Now, if I work for someone, and do what he requires, he is in my debt and must pay me. To apply this notion to God is monstrous. God can never be in our debt. God can never owe us anything. God, who made all things in heaven and earth, needs nothing. He does not need our works, our obedience, our faith, or anything from us. Our Lord, very bluntly rebuked this doctrine, telling his disciples, “But which of you, having a servant plowing or feeding cattle, will say unto him by and by, when he is come from the field, Go and sit down to meat? And will not rather say unto him, Make ready wherewith I may sup, and gird thyself, and serve me, till I have eaten and drunken; and afterward thou shalt eat and drink? Doth he thank that servant because he did the things that were commanded him? I trow not. So likewise ye, when ye shall have done all those things which are commanded you, say, We are unprofitable servants: we have done that which was our duty to do.”

The word translated in this passage to Luke 17:7-10 as “servant” is the Greek doulas which, in this context apparently means slave. It can mean slave or servant. Even then, the full force of our Lord’s meaning pales, because there is nothing in our world that provides a full analogy to what he tells us. The Lord God made us. We are totally his creation. We are completely in his debt and he owes us nothing. If we do everything he commands us, we are still unprofitable servants. The world and all the peoples thereof exist only by his sovereign grace. There can be no covenant of works with God.

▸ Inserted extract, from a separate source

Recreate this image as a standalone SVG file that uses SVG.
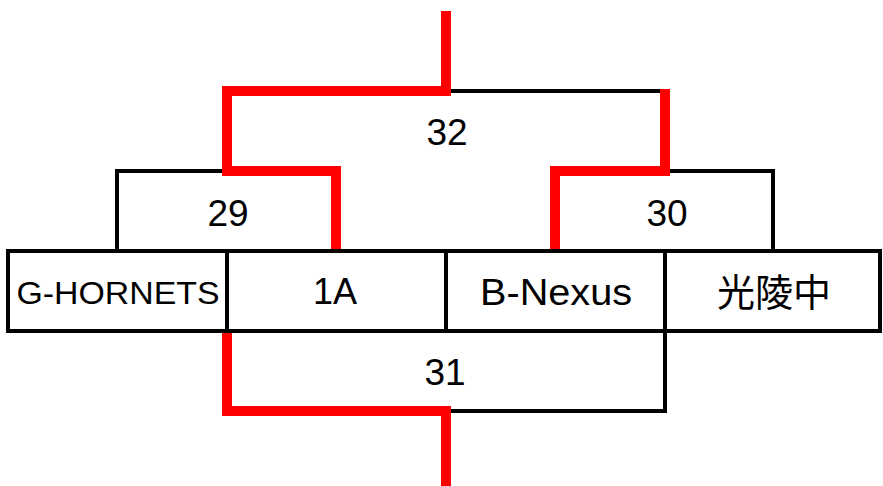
<svg xmlns="http://www.w3.org/2000/svg" width="883" height="486" viewBox="0 0 883 486">
<style>
.box{fill:#fff;stroke:#000;stroke-width:4}
.blk{fill:none;stroke:#000;stroke-width:4;stroke-linecap:square}
.win{fill:none;stroke:#ff0000;stroke-width:10;stroke-linejoin:miter;stroke-linecap:butt}
.t{font-family:"Liberation Sans","Noto Sans CJK JP",sans-serif;fill:#000;text-anchor:middle}
.m{font-size:37px}
.n{font-size:36px}
</style>
<rect width="883" height="486" fill="#fff"/>
<g id="connectors">
<path class="blk" d="M117,251 V171 H227"/>
<path class="blk" d="M665,171 H773 V251"/>
<path class="blk" d="M446,91 H665"/>
<path class="blk" d="M446,411 H665 V331"/>
<path class="win" d="M446,11 V91 H227 V171 H336 V253"/>
<path class="win" d="M665,89 V171 H555 V253"/>
<path class="win" d="M227,329 V411 H446 V486"/>
</g>
<g id="team-g-hornets">
<rect class="box" x="8" y="251" width="219" height="80"/>
<text class="t" x="118" y="304" font-size="32" textLength="203" lengthAdjust="spacingAndGlyphs">G-HORNETS</text>
</g>
<g id="team-1a">
<rect class="box" x="227" y="251" width="219" height="80"/>
<text class="t n" x="335" y="304">1A</text>
</g>
<g id="team-b-nexus">
<rect class="box" x="446" y="251" width="219" height="80"/>
<text class="t" x="556" y="305" font-size="36" textLength="152" lengthAdjust="spacingAndGlyphs">B-Nexus</text>
</g>
<g id="team-koryo">
<rect class="box" x="665" y="251" width="215" height="80"/>
<text class="t" x="774" y="306" font-size="38" style="font-family:'Noto Sans CJK JP',sans-serif">光陵中</text>
</g>
<g id="match-29"><text class="t m" x="228" y="226">29</text></g>
<g id="match-30"><text class="t m" x="667" y="226">30</text></g>
<g id="match-31"><text class="t m" x="445" y="385">31</text></g>
<g id="match-32"><text class="t m" x="447" y="145">32</text></g>
</svg>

Covenants, as I said earlier today, are treaties of law, and there are two kinds. First, a treaty or a covenant between equals is a treaty of an agreed-upon law which both observe. Second, a treaty or a covenant between total unequals, such as God and man, is an act of grace by God, and the law he gives us is then an act of grace also. Thus, there can be no separation in our covenant between law and grace. They come from God in his mercy, his covenant mercy, but we have broken that covenant law in Adam. We all sin. We are all partakers of Adam’s nature. We all desire apart from Christ to be as God, to be our own lawgiver and lord. We are told by St. Paul that now in Christ Jesus, “ye who sometimes were far off are made nigh by the blood of Christ. For he is our peace, who hath made both one, and hath broken down the middle wall of partition between us. Having abolished in his flesh the enmity, even the law of commandments contained in ordinances; for to make in himself of twain one new man, so making peace; and that he might reconcile both unto God in one body by the cross, having slain the enmity thereby (the enmity of the law); and came and preached peace to you which were afar off, and to them that were nigh. For through him we both have access by one Spirit unto the Father.”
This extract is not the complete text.